我們的公權力運作實在太過隨意,人治的色彩太濃重。天價會議費就是典型:一些預算別的地方不好出,就將之“打包”、“夾私”裝進會議費這個筐,看似聰明,實則混亂——人大的審議在哪?人大的關口又在哪?
廣州公開會議費驚動了新華社,日前新華社以《一年花費上千萬每天開會數百人?》為題發表了一篇不算短的報道,介紹了廣州公開會議費的一些情況,也提出了一些疑問。當然這些情況和疑問廣州本地媒體早已做過多次報道,只不過這次由新華社再次提起,就具有了更大範圍的影響和效力,竟是國家通訊社。
新華社對廣州率先公開會議費表達了讚許。我相信廣州的這種情況在全國一定所在多有,只不過因為廣州率先公開,就成為了樣本被人們“指指點點”,分析來分析去。這也算是廣州為中國社會的轉型進步作的一個貢獻吧,畢竟這些問題普遍存在,需要有一個樣本來加以剖析,否則總是藏著掖著,問題就永遠也得不到揭露,更遑論解決。
廣州的天價會議費,本土輿論其實分析得已經相當透徹、深入了。我覺得這其實包含幾個層面的問題,首先當然是預算的不民主。號稱“第四公”的會議費跟其他“三公”一樣,其公開的過程充滿無數亂象:公開時間不統一、格式不統一、數據不統一、口徑不統一,甚至還有哪些至今還沒有公開,公眾也無從知曉。這些我認為歸根結底是因為沒有實行真正的預算民主。什麼是預算民主呢?我的理解是公共財政的每一分錢如何使用,都清清楚楚明明白白地條列清楚報給人大審議;人大充分行使自己的職責,對每一分錢該不該花、該怎麼花都審個通透,然後表決,通過以後交給政府去施行--如果被否,那就對不起,預算重新做過。如果做到這一點,怎麼可能會出現所謂統計口徑不統一、數據打架,公眾一質疑居然要忙不迭地修改數據的咄咄怪事?

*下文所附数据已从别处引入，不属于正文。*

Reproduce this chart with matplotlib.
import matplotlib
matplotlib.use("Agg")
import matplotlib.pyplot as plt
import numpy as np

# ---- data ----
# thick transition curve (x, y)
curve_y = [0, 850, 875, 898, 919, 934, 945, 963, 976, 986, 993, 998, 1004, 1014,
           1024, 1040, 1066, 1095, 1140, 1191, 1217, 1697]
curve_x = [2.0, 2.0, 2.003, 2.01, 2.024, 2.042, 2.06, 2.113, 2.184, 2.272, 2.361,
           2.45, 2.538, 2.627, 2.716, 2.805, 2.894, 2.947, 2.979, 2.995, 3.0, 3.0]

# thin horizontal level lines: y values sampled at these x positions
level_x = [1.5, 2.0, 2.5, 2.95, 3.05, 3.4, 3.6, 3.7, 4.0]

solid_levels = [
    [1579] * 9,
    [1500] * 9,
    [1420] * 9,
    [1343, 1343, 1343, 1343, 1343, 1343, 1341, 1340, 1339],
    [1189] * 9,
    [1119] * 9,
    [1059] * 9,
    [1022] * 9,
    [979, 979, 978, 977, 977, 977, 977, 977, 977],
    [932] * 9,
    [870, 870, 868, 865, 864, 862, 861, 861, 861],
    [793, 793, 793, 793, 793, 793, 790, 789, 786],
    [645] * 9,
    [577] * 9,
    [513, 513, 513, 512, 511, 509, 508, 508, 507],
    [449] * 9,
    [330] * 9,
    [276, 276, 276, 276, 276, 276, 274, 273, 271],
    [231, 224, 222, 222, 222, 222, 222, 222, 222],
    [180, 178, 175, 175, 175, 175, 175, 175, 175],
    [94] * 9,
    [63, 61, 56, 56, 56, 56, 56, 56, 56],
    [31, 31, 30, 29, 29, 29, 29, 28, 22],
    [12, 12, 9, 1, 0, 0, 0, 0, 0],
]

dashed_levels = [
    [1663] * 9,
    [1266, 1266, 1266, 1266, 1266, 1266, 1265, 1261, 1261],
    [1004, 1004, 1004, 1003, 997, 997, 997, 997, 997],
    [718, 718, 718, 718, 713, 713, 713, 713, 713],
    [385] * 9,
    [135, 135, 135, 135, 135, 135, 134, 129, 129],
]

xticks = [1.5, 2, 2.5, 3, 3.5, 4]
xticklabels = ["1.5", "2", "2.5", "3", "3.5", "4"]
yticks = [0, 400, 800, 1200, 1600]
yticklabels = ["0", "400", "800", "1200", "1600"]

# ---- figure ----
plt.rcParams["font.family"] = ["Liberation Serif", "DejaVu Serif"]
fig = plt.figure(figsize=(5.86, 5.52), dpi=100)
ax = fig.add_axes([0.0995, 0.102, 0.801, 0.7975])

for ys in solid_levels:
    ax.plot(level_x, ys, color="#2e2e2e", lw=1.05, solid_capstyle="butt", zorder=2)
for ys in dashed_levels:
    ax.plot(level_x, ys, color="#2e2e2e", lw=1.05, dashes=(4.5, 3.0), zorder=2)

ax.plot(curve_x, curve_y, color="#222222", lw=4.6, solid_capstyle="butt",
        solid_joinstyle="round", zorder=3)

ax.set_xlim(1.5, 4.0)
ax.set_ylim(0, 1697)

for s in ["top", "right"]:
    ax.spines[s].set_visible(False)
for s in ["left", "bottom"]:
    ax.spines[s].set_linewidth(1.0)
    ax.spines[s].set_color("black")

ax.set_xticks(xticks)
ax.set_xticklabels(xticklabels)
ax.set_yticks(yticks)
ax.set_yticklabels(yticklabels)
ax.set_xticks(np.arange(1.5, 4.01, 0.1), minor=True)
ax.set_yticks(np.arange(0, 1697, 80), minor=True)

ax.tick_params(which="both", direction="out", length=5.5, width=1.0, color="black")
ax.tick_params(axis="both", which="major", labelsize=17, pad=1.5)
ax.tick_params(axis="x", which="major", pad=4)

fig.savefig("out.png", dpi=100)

從一個更高的層面,我認為是我們的公權力的運作不規範。我們老在説法治法治,首先就是政府必須依法主治。如何依法主治呢?就是一切行政作為都必須要依照規章和程式——法律就是最高形態的規章。規章由所有社會成員共同參與制定,相當於大家訂立了一個契約,所有人都必須共同遵守,政府更是責無旁貸,只有這樣,公權力的運作才是規範的、可控的、可預期的。但現在我們看到,我們的公權力運作實在太過隨意,人治的色彩太濃重,人治本質並無實質改觀。天價會議費就是典型:一些預算別的地方不好出,就將之“打包”、“夾私”裝進會議費這個筐,看似聰明,實則混亂——人大的審議在哪?人大的關口又在哪?
提到天價會議費,我覺得也是個契機,是時候反思、檢討一下名目繁多的這會議那會議了。新華社引述珠三角某市一名市直處級幹部的話説,儘管中央要求壓縮文山會海,目前機關會太多仍是不爭的事實,幾乎每個工作日都有會,有時候一天三、四個會,工作就是開會,開會就是工作,“從根本上講,會議費預算公開,壓縮會議費,都得從減少會議開始,可開可不開的應該不開。”這樣的事其實我們大家都聽説過,有些只怕更離譜。怎麼會這樣?是什麼導致了我們這種工作就是開會、開會就是工作的怪現狀?真該好好研究一下。我想機構臃腫、形式主義盛行應該是重要原因,充斥假話、空話、大話、廢話的各類會議和會議費都該反思一下了!